Present the data once more in exactly its original form.

Given material:
• • • •
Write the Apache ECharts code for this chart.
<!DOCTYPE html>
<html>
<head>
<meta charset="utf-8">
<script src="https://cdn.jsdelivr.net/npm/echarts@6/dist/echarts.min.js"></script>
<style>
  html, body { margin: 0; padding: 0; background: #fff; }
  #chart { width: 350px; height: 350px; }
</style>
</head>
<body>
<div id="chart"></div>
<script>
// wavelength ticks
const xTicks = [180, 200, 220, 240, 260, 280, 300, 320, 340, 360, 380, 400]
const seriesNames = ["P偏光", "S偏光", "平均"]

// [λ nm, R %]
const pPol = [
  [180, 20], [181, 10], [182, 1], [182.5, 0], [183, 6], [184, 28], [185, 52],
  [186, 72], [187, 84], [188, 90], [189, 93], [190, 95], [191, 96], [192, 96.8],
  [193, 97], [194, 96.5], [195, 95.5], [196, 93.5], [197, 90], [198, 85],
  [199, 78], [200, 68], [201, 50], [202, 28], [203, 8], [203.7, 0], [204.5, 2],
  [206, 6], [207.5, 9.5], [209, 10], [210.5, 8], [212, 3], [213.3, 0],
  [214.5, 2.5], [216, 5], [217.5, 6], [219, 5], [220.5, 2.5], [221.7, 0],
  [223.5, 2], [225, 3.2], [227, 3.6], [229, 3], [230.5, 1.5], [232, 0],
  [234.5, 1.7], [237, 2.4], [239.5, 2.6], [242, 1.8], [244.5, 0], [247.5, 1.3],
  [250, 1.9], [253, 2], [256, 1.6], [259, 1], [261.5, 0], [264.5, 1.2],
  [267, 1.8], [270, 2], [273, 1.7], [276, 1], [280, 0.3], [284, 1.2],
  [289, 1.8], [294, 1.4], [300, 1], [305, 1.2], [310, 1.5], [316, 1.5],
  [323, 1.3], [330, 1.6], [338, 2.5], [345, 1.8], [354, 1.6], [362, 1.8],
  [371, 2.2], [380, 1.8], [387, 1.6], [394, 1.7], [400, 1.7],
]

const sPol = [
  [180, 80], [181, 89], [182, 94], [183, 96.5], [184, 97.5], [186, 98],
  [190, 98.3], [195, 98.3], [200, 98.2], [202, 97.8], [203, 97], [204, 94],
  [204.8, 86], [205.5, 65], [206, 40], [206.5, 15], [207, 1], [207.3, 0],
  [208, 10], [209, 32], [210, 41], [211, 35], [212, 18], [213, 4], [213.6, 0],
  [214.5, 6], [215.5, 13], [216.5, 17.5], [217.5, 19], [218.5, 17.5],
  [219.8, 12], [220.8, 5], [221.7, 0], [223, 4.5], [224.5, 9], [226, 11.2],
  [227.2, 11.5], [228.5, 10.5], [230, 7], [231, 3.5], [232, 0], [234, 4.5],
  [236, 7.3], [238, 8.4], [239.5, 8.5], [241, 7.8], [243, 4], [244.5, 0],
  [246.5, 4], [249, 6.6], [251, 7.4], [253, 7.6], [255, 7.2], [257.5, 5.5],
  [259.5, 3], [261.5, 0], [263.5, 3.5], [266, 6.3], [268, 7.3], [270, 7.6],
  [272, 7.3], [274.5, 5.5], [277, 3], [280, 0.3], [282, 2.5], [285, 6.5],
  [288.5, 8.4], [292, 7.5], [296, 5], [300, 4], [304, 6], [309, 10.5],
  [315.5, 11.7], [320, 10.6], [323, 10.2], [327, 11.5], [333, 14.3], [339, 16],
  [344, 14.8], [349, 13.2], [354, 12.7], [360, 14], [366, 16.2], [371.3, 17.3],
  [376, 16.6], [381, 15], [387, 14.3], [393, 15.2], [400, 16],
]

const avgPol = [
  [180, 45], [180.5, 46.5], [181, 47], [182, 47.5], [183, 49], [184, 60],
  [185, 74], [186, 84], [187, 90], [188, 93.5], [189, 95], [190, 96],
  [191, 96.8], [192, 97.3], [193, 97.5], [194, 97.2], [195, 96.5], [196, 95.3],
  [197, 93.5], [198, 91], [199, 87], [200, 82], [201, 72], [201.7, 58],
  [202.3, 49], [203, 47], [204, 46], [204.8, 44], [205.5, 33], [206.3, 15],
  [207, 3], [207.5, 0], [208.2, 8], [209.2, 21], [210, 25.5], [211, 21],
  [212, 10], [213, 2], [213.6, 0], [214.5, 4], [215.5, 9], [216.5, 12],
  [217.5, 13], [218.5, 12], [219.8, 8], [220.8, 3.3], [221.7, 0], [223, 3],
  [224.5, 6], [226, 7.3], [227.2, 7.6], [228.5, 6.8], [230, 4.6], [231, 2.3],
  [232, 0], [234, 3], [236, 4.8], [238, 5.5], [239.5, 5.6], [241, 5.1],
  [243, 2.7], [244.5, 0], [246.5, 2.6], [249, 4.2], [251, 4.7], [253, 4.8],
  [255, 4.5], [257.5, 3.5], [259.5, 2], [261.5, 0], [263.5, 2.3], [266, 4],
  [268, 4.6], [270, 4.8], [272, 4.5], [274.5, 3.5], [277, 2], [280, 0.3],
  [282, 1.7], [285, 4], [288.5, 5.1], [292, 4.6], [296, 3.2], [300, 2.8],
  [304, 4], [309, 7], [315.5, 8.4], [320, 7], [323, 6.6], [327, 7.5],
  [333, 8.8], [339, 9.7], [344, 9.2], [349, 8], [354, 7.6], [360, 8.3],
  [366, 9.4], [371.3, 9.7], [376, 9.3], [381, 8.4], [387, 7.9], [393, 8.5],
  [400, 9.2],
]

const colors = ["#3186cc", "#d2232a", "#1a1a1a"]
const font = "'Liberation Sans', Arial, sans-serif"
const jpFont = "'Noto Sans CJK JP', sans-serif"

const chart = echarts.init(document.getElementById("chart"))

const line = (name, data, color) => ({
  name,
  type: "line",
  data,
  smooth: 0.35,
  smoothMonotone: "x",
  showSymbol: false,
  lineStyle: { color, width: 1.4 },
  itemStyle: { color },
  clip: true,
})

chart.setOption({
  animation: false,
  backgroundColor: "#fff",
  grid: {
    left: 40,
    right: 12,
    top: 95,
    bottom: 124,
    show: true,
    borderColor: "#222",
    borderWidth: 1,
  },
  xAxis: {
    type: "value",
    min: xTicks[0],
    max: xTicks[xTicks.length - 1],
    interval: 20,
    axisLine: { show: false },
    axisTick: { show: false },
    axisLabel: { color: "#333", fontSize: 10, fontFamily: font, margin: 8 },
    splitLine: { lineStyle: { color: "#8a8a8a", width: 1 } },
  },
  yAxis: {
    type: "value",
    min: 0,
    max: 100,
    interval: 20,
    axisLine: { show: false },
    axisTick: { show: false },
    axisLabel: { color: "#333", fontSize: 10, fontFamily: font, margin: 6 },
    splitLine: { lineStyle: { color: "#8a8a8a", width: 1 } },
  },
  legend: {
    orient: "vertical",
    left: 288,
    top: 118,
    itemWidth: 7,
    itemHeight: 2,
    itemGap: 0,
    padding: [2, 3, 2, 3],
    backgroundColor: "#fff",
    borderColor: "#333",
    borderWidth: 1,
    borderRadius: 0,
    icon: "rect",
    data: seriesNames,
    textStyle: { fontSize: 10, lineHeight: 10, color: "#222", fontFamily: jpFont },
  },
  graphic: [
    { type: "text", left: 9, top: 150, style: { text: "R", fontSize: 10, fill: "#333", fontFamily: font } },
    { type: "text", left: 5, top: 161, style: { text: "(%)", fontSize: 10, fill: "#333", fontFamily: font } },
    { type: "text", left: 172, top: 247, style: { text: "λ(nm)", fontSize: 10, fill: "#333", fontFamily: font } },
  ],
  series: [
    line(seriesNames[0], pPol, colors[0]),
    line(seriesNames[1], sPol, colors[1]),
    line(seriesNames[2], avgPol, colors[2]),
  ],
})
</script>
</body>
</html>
• • • •
Solution:
Write the Apache ECharts code for this chart.
<!DOCTYPE html>
<html>
<head>
<meta charset="utf-8">
<script src="https://cdn.jsdelivr.net/npm/echarts@6/dist/echarts.min.js"></script>
<style>
  html, body { margin: 0; padding: 0; background: #fff; }
  #chart { width: 350px; height: 350px; }
</style>
</head>
<body>
<div id="chart"></div>
<script>
// wavelength ticks
const xTicks = [180, 200, 220, 240, 260, 280, 300, 320, 340, 360, 380, 400]
const seriesNames = ["P偏光", "S偏光", "平均"]

// [λ nm, R %]
const pPol = [
  [180, 20], [181, 10], [182, 1], [182.5, 0], [183, 6], [184, 28], [185, 52],
  [186, 72], [187, 84], [188, 90], [189, 93], [190, 95], [191, 96], [192, 96.8],
  [193, 97], [194, 96.5], [195, 95.5], [196, 93.5], [197, 90], [198, 85],
  [199, 78], [200, 68], [201, 50], [202, 28], [203, 8], [203.7, 0], [204.5, 2],
  [206, 6], [207.5, 9.5], [209, 10], [210.5, 8], [212, 3], [213.3, 0],
  [214.5, 2.5], [216, 5], [217.5, 6], [219, 5], [220.5, 2.5], [221.7, 0],
  [223.5, 2], [225, 3.2], [227, 3.6], [229, 3], [230.5, 1.5], [232, 0],
  [234.5, 1.7], [237, 2.4], [239.5, 2.6], [242, 1.8], [244.5, 0], [247.5, 1.3],
  [250, 1.9], [253, 2], [256, 1.6], [259, 1], [261.5, 0], [264.5, 1.2],
  [267, 1.8], [270, 2], [273, 1.7], [276, 1], [280, 0.3], [284, 1.2],
  [289, 1.8], [294, 1.4], [300, 1], [305, 1.2], [310, 1.5], [316, 1.5],
  [323, 1.3], [330, 1.6], [338, 2.5], [345, 1.8], [354, 1.6], [362, 1.8],
  [371, 2.2], [380, 1.8], [387, 1.6], [394, 1.7], [400, 1.7],
]

const sPol = [
  [180, 80], [181, 89], [182, 94], [183, 96.5], [184, 97.5], [186, 98],
  [190, 98.3], [195, 98.3], [200, 98.2], [202, 97.8], [203, 97], [204, 94],
  [204.8, 86], [205.5, 65], [206, 40], [206.5, 15], [207, 1], [207.3, 0],
  [208, 10], [209, 32], [210, 41], [211, 35], [212, 18], [213, 4], [213.6, 0],
  [214.5, 6], [215.5, 13], [216.5, 17.5], [217.5, 19], [218.5, 17.5],
  [219.8, 12], [220.8, 5], [221.7, 0], [223, 4.5], [224.5, 9], [226, 11.2],
  [227.2, 11.5], [228.5, 10.5], [230, 7], [231, 3.5], [232, 0], [234, 4.5],
  [236, 7.3], [238, 8.4], [239.5, 8.5], [241, 7.8], [243, 4], [244.5, 0],
  [246.5, 4], [249, 6.6], [251, 7.4], [253, 7.6], [255, 7.2], [257.5, 5.5],
  [259.5, 3], [261.5, 0], [263.5, 3.5], [266, 6.3], [268, 7.3], [270, 7.6],
  [272, 7.3], [274.5, 5.5], [277, 3], [280, 0.3], [282, 2.5], [285, 6.5],
  [288.5, 8.4], [292, 7.5], [296, 5], [300, 4], [304, 6], [309, 10.5],
  [315.5, 11.7], [320, 10.6], [323, 10.2], [327, 11.5], [333, 14.3], [339, 16],
  [344, 14.8], [349, 13.2], [354, 12.7], [360, 14], [366, 16.2], [371.3, 17.3],
  [376, 16.6], [381, 15], [387, 14.3], [393, 15.2], [400, 16],
]

const avgPol = [
  [180, 45], [180.5, 46.5], [181, 47], [182, 47.5], [183, 49], [184, 60],
  [185, 74], [186, 84], [187, 90], [188, 93.5], [189, 95], [190, 96],
  [191, 96.8], [192, 97.3], [193, 97.5], [194, 97.2], [195, 96.5], [196, 95.3],
  [197, 93.5], [198, 91], [199, 87], [200, 82], [201, 72], [201.7, 58],
  [202.3, 49], [203, 47], [204, 46], [204.8, 44], [205.5, 33], [206.3, 15],
  [207, 3], [207.5, 0], [208.2, 8], [209.2, 21], [210, 25.5], [211, 21],
  [212, 10], [213, 2], [213.6, 0], [214.5, 4], [215.5, 9], [216.5, 12],
  [217.5, 13], [218.5, 12], [219.8, 8], [220.8, 3.3], [221.7, 0], [223, 3],
  [224.5, 6], [226, 7.3], [227.2, 7.6], [228.5, 6.8], [230, 4.6], [231, 2.3],
  [232, 0], [234, 3], [236, 4.8], [238, 5.5], [239.5, 5.6], [241, 5.1],
  [243, 2.7], [244.5, 0], [246.5, 2.6], [249, 4.2], [251, 4.7], [253, 4.8],
  [255, 4.5], [257.5, 3.5], [259.5, 2], [261.5, 0], [263.5, 2.3], [266, 4],
  [268, 4.6], [270, 4.8], [272, 4.5], [274.5, 3.5], [277, 2], [280, 0.3],
  [282, 1.7], [285, 4], [288.5, 5.1], [292, 4.6], [296, 3.2], [300, 2.8],
  [304, 4], [309, 7], [315.5, 8.4], [320, 7], [323, 6.6], [327, 7.5],
  [333, 8.8], [339, 9.7], [344, 9.2], [349, 8], [354, 7.6], [360, 8.3],
  [366, 9.4], [371.3, 9.7], [376, 9.3], [381, 8.4], [387, 7.9], [393, 8.5],
  [400, 9.2],
]

const colors = ["#3186cc", "#d2232a", "#1a1a1a"]
const font = "'Liberation Sans', Arial, sans-serif"
const jpFont = "'Noto Sans CJK JP', sans-serif"

const chart = echarts.init(document.getElementById("chart"))

const line = (name, data, color) => ({
  name,
  type: "line",
  data,
  smooth: 0.35,
  smoothMonotone: "x",
  showSymbol: false,
  lineStyle: { color, width: 1.4 },
  itemStyle: { color },
  clip: true,
})

chart.setOption({
  animation: false,
  backgroundColor: "#fff",
  grid: {
    left: 40,
    right: 12,
    top: 95,
    bottom: 124,
    show: true,
    borderColor: "#222",
    borderWidth: 1,
  },
  xAxis: {
    type: "value",
    min: xTicks[0],
    max: xTicks[xTicks.length - 1],
    interval: 20,
    axisLine: { show: false },
    axisTick: { show: false },
    axisLabel: { color: "#333", fontSize: 10, fontFamily: font, margin: 8 },
    splitLine: { lineStyle: { color: "#8a8a8a", width: 1 } },
  },
  yAxis: {
    type: "value",
    min: 0,
    max: 100,
    interval: 20,
    axisLine: { show: false },
    axisTick: { show: false },
    axisLabel: { color: "#333", fontSize: 10, fontFamily: font, margin: 6 },
    splitLine: { lineStyle: { color: "#8a8a8a", width: 1 } },
  },
  legend: {
    orient: "vertical",
    left: 288,
    top: 118,
    itemWidth: 7,
    itemHeight: 2,
    itemGap: 0,
    padding: [2, 3, 2, 3],
    backgroundColor: "#fff",
    borderColor: "#333",
    borderWidth: 1,
    borderRadius: 0,
    icon: "rect",
    data: seriesNames,
    textStyle: { fontSize: 10, lineHeight: 10, color: "#222", fontFamily: jpFont },
  },
  graphic: [
    { type: "text", left: 9, top: 150, style: { text: "R", fontSize: 10, fill: "#333", fontFamily: font } },
    { type: "text", left: 5, top: 161, style: { text: "(%)", fontSize: 10, fill: "#333", fontFamily: font } },
    { type: "text", left: 172, top: 247, style: { text: "λ(nm)", fontSize: 10, fill: "#333", fontFamily: font } },
  ],
  series: [
    line(seriesNames[0], pPol, colors[0]),
    line(seriesNames[1], sPol, colors[1]),
    line(seriesNames[2], avgPol, colors[2]),
  ],
})
</script>
</body>
</html>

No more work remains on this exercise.